Somme toute, pas rancuniers du tout, les trois médiateurs assurent qu’« Au cas où ils changeraient d’avis avant la fin du processus, le Comité reste disposé exceptionnellement à les rencontrer.» Les responsables du Comité de médiation ont aussi fait abstraction de dire que les leaders politiques qui ont répondu à leurs sollicitations sont des dissidents de la plupart des Accords qui ne le reconnaissent pas en tant qu’une entité indépendante du pouvoir. En revanche, ils n’ont pas été avares pour dire qu’ils ont déjà rencontré le Président du Sénat haïtien, Joseph Lambert et l’ensemble du Tiers des sénateurs de la République sans pour autant révéler quelle a été la teneur des discussions avec Joe Lambert toujours frustré de voir Ariel Henry encore à la tête du pays. Tandis que lui qui est un élu du peuple ayant la confiance de ses pairs et dirigeant la seule Assemblée la plus légitime de la République continue de subir l’indifférence, voire le mépris d’un Premier ministre faisant preuve de son incapacité à sortir le pays de la crise alors qu’il détient la totalité des pouvoirs.

  1. Ogé Beauvoir qui était interrogé par Marie-Lucie Bonhomme dans l’émission matinale de radio Vision 2000, « Invité du jour » du vendredi 3 juin 2022 a seulement déclaré qu’à l’issue des entretiens, le Tiers du Sénat a fait parvenir au Comité de médiation un document dans lequel les sénateurs y compris leur chef de fil, Joseph Lambert, ont exprimé leur point de vue sur la situation du pays. L’homme de l’église a aussi reconnu que les principaux Accords continuent d’ignorer les activités du Comité. Et en passant, le religieux traite de « suffisants » tous ceux qui persistent à les ignorer. Mais, toutes ces controverses ne semblent pas concerner le Comité de médiation qui poursuit son petit bonhomme de chemin sans se soucier du lendemain ni de l’usage qu’on va faire des résultats de ses travaux. Puisque ses membres ont annoncé pour bientôt un document devant servir comme un synopsis d’un protocole d’entente qui serait trouvé entre les différents acteurs en compétition pour la prise de la tête de la Transition : « Conformément à sa méthodologie, le Comité a communiqué pour validation à chaque interlocuteur le procès-verbal de la séance de travail le concernant. A partir des propositions faites par les différents groupes, le Comité prépare une ébauche de protocole d’entente qui devra refléter les grandes tendances qui ressortent des présentations.

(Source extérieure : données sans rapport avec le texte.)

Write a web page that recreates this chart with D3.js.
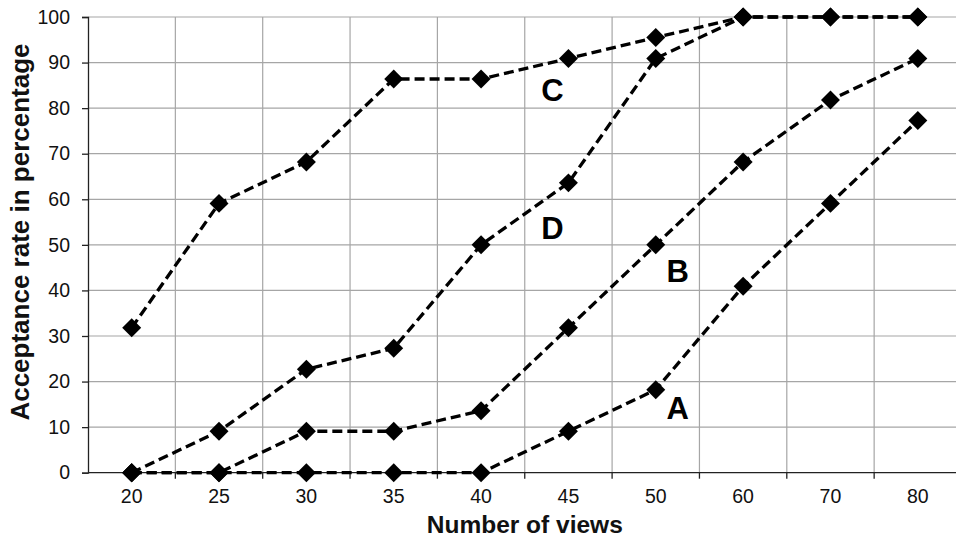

Le comité a prévu de rencontrer le Premier ministre après les autres acteurs. Il souhaite que cette rencontre ait lieu au plus vite. Après cet entretien, l’ébauche de protocole d’entente sera finalisée et envoyée aux différents interlocuteurs pour savoir s’ils souhaitent signer cette première version sans changement ou s’ils souhaitent des modifications. Alors s’ouvrira une période de négociations qui permettra d’arriver à une entente la plus consensuelle possible et signée par le plus grand nombre possible de parties. Une séance de présentation et de signature suivra cette étape de négociations. » Peut-être dans le cadre des entretiens entrepris par Ariel Henry lui-même avec des personnalités de premier plan, entre autres, l’ancien Président Jean-Bertrand Aristide. Le moins que l’on puisse dire, le Comité de médiation qui s’est étoffé de « deux Rapporteurs professionnels et a obtenu l’appui de cinq Observateurs de la Société civile » pour ses activités paraît confiant dans sa démarche. Ceci, malgré le fait que la principale composante de l’opposition (Accord du 30 août) avec la présence du Premier ministre a.i, Ariel Henry, à la tête de la Transition ne le reconnaît pas comme une entité formée dans les règles de l’art, donc impossible pour lui de trouver un consensus entre tous les protagonistes susceptibles de relancer les négociations. Selon l’avis de plus d’un, ce document en préparation ne sera qu’un Accord parmi d’autres mais rien qui puisse fédérer l’ensemble des Accords existant.